NAFTA freed investment and commodities, allowing them to cross borders at will. But the treaty didn’t grant the same freedom to workers. In fact, the opposite occurred. Continued militarization of the border — including the expansion of sharp-edged sheet-metal border fences that did sever body parts — limited the range of movement allowed to Mexican workers, ensuring that Mexico’s comparative advantage for the U.S. economy — low wages — remained intact.
Meanwhile, after the “Tortilla Curtain” controversy died down, the border fence continued to expand, including, in the 1990s, using the Army Corp of Engineers to build 60 miles of fence out of old surplus steel landing pads that the military had used to land Hercules cargo planes and Huey helicopters in Vietnam. The pads included an “anti-climb guard” that regularly severed the fingers of migrants.
Those pads are now considered obsolete, though many are still in place in California, New Mexico, and Arizona. And U.S. border policy is weaponized beyond anything imaginable to 1970s-era engineers. In the last months of Barack Obama’s presidency, the migrants’ rights organizations, No More Deaths and La Coalición de Derechos Humanos, produced a series of harrowing reports examining how Border Patrol “treats the borderlands as a low-intensity war zone where federal agents commit violence with impunity.”

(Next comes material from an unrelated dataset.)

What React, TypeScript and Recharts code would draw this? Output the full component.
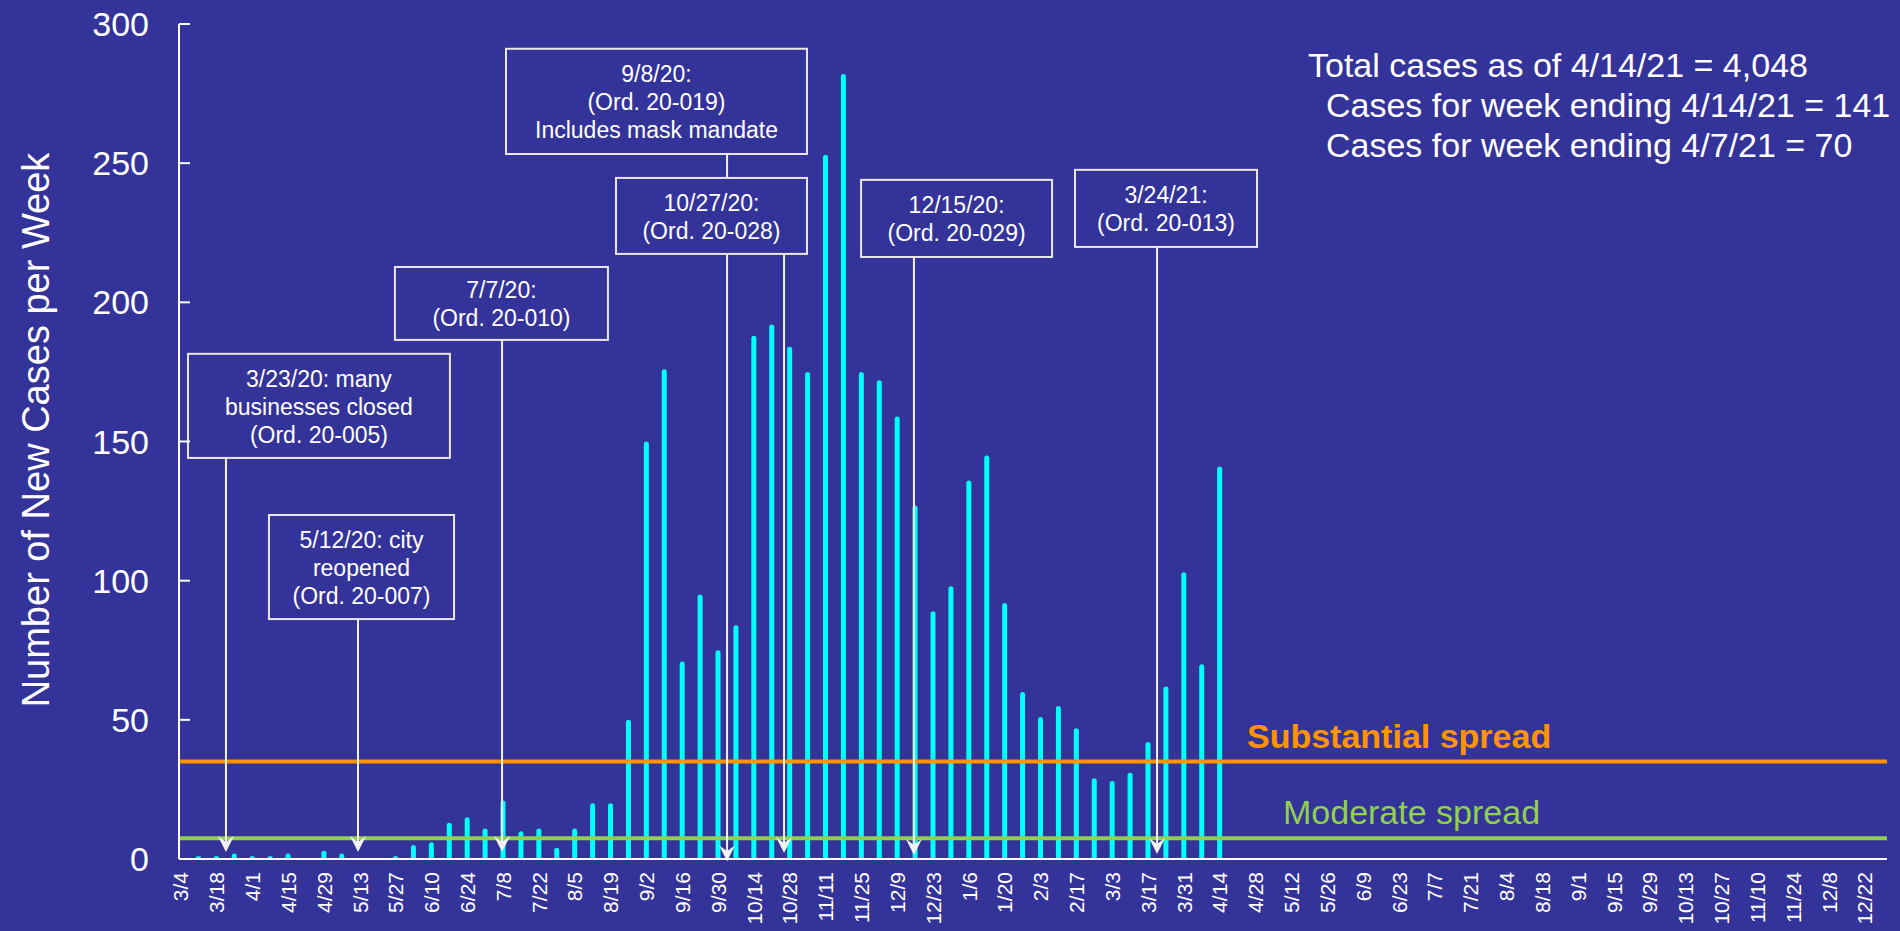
import React from 'react';
import { BarChart, Bar, XAxis, YAxis, ReferenceLine, ReferenceArea } from 'recharts';

// ---------- data ----------
const weekLabels = [
  '3/4', '3/11', '3/18', '3/25', '4/1', '4/8', '4/15', '4/22', '4/29', '5/6', '5/13', '5/20', '5/27',
  '6/3', '6/10', '6/17', '6/24', '7/1', '7/8', '7/15', '7/22', '7/29', '8/5', '8/12', '8/19', '8/26',
  '9/2', '9/9', '9/16', '9/23', '9/30', '10/7', '10/14', '10/21', '10/28', '11/4', '11/11', '11/18',
  '11/25', '12/2', '12/9', '12/16', '12/23', '12/30',
  '1/6', '1/13', '1/20', '1/27', '2/3', '2/10', '2/17', '2/24', '3/3', '3/10', '3/17', '3/24', '3/31',
  '4/7', '4/14', '4/21', '4/28', '5/5', '5/12', '5/19', '5/26', '6/2', '6/9', '6/16', '6/23', '6/30',
  '7/7', '7/14', '7/21', '7/28', '8/4', '8/11', '8/18', '8/25', '9/1', '9/8', '9/15', '9/22', '9/29',
  '10/6', '10/13', '10/20', '10/27', '11/3', '11/10', '11/17', '11/24', '12/1', '12/8', '12/15',
  '12/22', '12/29',
];

const tickLabels = [
  '3/4', '3/18', '4/1', '4/15', '4/29', '5/13', '5/27', '6/10', '6/24', '7/8', '7/22', '8/5', '8/19',
  '9/2', '9/16', '9/30', '10/14', '10/28', '11/11', '11/25', '12/9', '12/23', '1/6', '1/20', '2/3',
  '2/17', '3/3', '3/17', '3/31', '4/14', '4/28', '5/12', '5/26', '6/9', '6/23', '7/7', '7/21', '8/4',
  '8/18', '9/1', '9/15', '9/29', '10/13', '10/27', '11/10', '11/24', '12/8', '12/22',
];

const weeklyCases = [
  0, 1, 1, 2, 1, 1, 2, 0, 3, 2, 0, 0, 1, 5, 6, 13, 15, 11, 21, 10,
  11, 4, 11, 20, 20, 50, 150, 176, 71, 95, 75, 84, 188, 192, 184, 175, 253, 282, 175, 172,
  159, 127, 89, 98, 136, 145, 92, 60, 51, 55, 47, 29, 28, 31, 42, 62, 103, 70, 141,
];

const yTicks = [0, 50, 100, 150, 200, 250, 300];
const substantialThreshold = 35;
const moderateThreshold = 7.5;

const statLines = [
  'Total cases as of 4/14/21 = 4,048',
  'Cases for week ending 4/14/21 = 141',
  'Cases for week ending 4/7/21 = 70',
];

// annotation boxes (in data units: week index / cases)
const annotationBoxes = [
  { lines: ['3/23/20: many', 'businesses closed', '(Ord. 20-005)'], x1: 0.39, x2: 15.01, y1: 144.1, y2: 181.5 },
  { lines: ['5/12/20: city', 'reopened', '(Ord. 20-007)'], x1: 4.91, x2: 15.24, y1: 86.2, y2: 123.6 },
  { lines: ['7/7/20:', '(Ord. 20-010)'], x1: 11.94, x2: 23.83, y1: 186.5, y2: 212.7 },
  { lines: ['9/8/20:', '(Ord. 20-019)', 'Includes mask mandate'], x1: 18.14, x2: 34.94, y1: 253.3, y2: 291.1 },
  { lines: ['10/27/20:', '(Ord. 20-028)'], x1: 24.28, x2: 34.94, y1: 217.4, y2: 244.7 },
  { lines: ['12/15/20:', '(Ord. 20-029)'], x1: 37.96, x2: 48.62, y1: 216.3, y2: 244.0 },
  { lines: ['3/24/21:', '(Ord. 20-013)'], x1: 49.9, x2: 60.06, y1: 219.9, y2: 247.6 },
];

const annotationArrows = [
  { x: 2.51, yTop: 144.1, yTip: 2.5 },
  { x: 9.88, yTop: 86.2, yTip: 2.5 },
  { x: 17.92, yTop: 186.5, yTip: 2.5 },
  { x: 30.48, yTop: 253.3, yTip: -0.8 },
  { x: 33.66, yTop: 217.4, yTip: 2.2 },
  { x: 40.91, yTop: 216.3, yTip: 1.4 },
  { x: 54.48, yTop: 219.9, yTip: 1.8 },
];

// ---------- styles ----------
const BG = '#343399';
const FONT = 'Liberation Sans, Arial, Helvetica, sans-serif';
const BAR_COLOR = '#00FFFF';
const ORANGE = '#FF9400';
const GREEN = '#92D050';
const W = 1900;
const H = 931;

const chartData = weekLabels.map((w, i) => ({
  idx: i,
  week: w,
  cases: i < weeklyCases.length ? weeklyCases[i] : null,
}));

const xTicks = tickLabels.map((l) => weekLabels.indexOf(l));

const XTick = (props: any) => {
  const { x, y, payload } = props;
  return (
    <text
      x={x}
      y={y}
      transform={`rotate(-90 ${x} ${y})`}
      textAnchor="end"
      dy="0.35em"
      fill="#FFFFFF"
      fontSize={21}
      fontFamily={FONT}
    >
      {weekLabels[payload.value]}
    </text>
  );
};

const YTick = (props: any) => {
  const { x, y, payload } = props;
  return (
    <g>
      <line x1={x + 30} y1={y} x2={x + 41} y2={y} stroke="#FFFFFF" strokeWidth={2} />
      <text x={x} y={y} textAnchor="end" dominantBaseline="central" fill="#FFFFFF" fontSize={34} fontFamily={FONT}>
        {payload.value}
      </text>
    </g>
  );
};

const ArrowShape = (p: any) => {
  const { x1, y1, x2, y2 } = p;
  if (x1 == null || y1 == null) return <g />;
  const tipX = x2;
  const tipY = y2;
  return (
    <g>
      <line x1={x1} y1={y1} x2={tipX} y2={tipY - 8} stroke="#F2F2F2" strokeWidth={2} />
      <path
        d={`M ${tipX} ${tipY} L ${tipX - 8} ${tipY - 16} L ${tipX} ${tipY - 10} L ${tipX + 8} ${tipY - 16} Z`}
        fill="#F2F2F2"
      />
    </g>
  );
};

const makeBoxShape = (lines: string[]) => (p: any) => {
  const { x, y, width, height } = p;
  if (x == null || y == null) return <g />;
  const cx = x + width / 2;
  const cy = y + height / 2 + 1;
  return (
    <g>
      <rect x={x} y={y} width={width} height={height} fill={BG} stroke="#E8E8E8" strokeWidth={2} />
      {lines.map((l, k) => (
        <text
          key={k}
          x={cx}
          y={cy + (k - (lines.length - 1) / 2) * 28}
          textAnchor="middle"
          dominantBaseline="central"
          fill="#FFFFFF"
          fontSize={23}
          fontFamily={FONT}
        >
          {l}
        </text>
      ))}
    </g>
  );
};

export default function App() {
  return (
    <div style={{ position: 'absolute', left: 0, top: 0, width: W, height: H, background: BG, overflow: 'hidden' }}>
      <BarChart
        width={W}
        height={H}
        data={chartData}
        margin={{ top: 24, right: 13, bottom: 0, left: 0 }}
        barCategoryGap={0}
      >
        <XAxis
          dataKey="idx"
          type="number"
          domain={[0, 95]}
          ticks={xTicks}
          interval={0}
          padding={{ left: 2, right: 4 }}
          height={72}
          axisLine={{ stroke: '#FFFFFF', strokeWidth: 2 }}
          tickLine={false}
          tickSize={0}
          tickMargin={13}
          tick={<XTick />}
          allowDecimals={false}
        />
        <YAxis
          type="number"
          domain={[0, 300]}
          ticks={yTicks}
          interval={0}
          width={179}
          axisLine={{ stroke: '#FFFFFF', strokeWidth: 2 }}
          tickLine={false}
          tickSize={0}
          tickMargin={30}
          tick={<YTick />}
        />
        <Bar dataKey="cases" fill={BAR_COLOR} barSize={5} radius={[2.5, 2.5, 0, 0]} isAnimationActive={false} />
        <ReferenceLine y={substantialThreshold} stroke={ORANGE} strokeWidth={4} zIndex={400} />
        <ReferenceLine y={moderateThreshold} stroke={GREEN} strokeWidth={4} zIndex={400} />
        {annotationArrows.map((a, i) => (
          <ReferenceLine
            key={`arrow-${i}`}
            segment={[{ x: a.x, y: a.yTop }, { x: a.x, y: a.yTip }]}
            ifOverflow="visible"
            shape={ArrowShape}
            zIndex={450}
          />
        ))}
        {annotationBoxes.map((b, i) => (
          <ReferenceArea
            key={`box-${i}`}
            x1={b.x1}
            x2={b.x2}
            y1={b.y1}
            y2={b.y2}
            ifOverflow="visible"
            shape={makeBoxShape(b.lines)}
            zIndex={600}
          />
        ))}
      </BarChart>
      <svg
        width={W}
        height={H}
        style={{ position: 'absolute', left: 0, top: 0, pointerEvents: 'none' }}
      >
        <text
          x={36}
          y={430}
          transform="rotate(-90 36 430)"
          textAnchor="middle"
          dominantBaseline="central"
          fill="#FFFFFF"
          fontSize={38}
          fontFamily={FONT}
        >
          Number of New Cases per Week
        </text>
        {statLines.map((s, i) => (
          <text
            key={i}
            x={i === 0 ? 1308 : 1326}
            y={77 + i * 40}
            fill="#FFFFFF"
            fontSize={34}
            fontFamily={FONT}
          >
            {s}
          </text>
        ))}
        <text x={1247} y={748} fill={ORANGE} fontSize={34} fontWeight="bold" fontFamily={FONT}>
          Substantial spread
        </text>
        <text x={1283} y={824} fill={GREEN} fontSize={34} fontFamily={FONT}>
          Moderate spread
        </text>
      </svg>
    </div>
  );
}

Border patrollers often violently tackle nonresisting migrants and beat those they catch, gratuitously destroying sources of drinking water and denying humanitarian aid. “Habitual acts of cruelty by agents are entirely consistent with the logic and objectives of deterrence,” one of the reports states, “which are premised on amplifying the risks and harms inflicted on border crossers in order to deter future crossing attempts.” Agents regularly use helicopters and terrain vehicles to scatter border crossers, chasing them over cliffs, into fast-flowing rivers, or deeper into the desert. Many, as a result, die from exhaustion of dehydration or simply disappear: The borderlands have “been transformed into a vast graveyard of the missing.”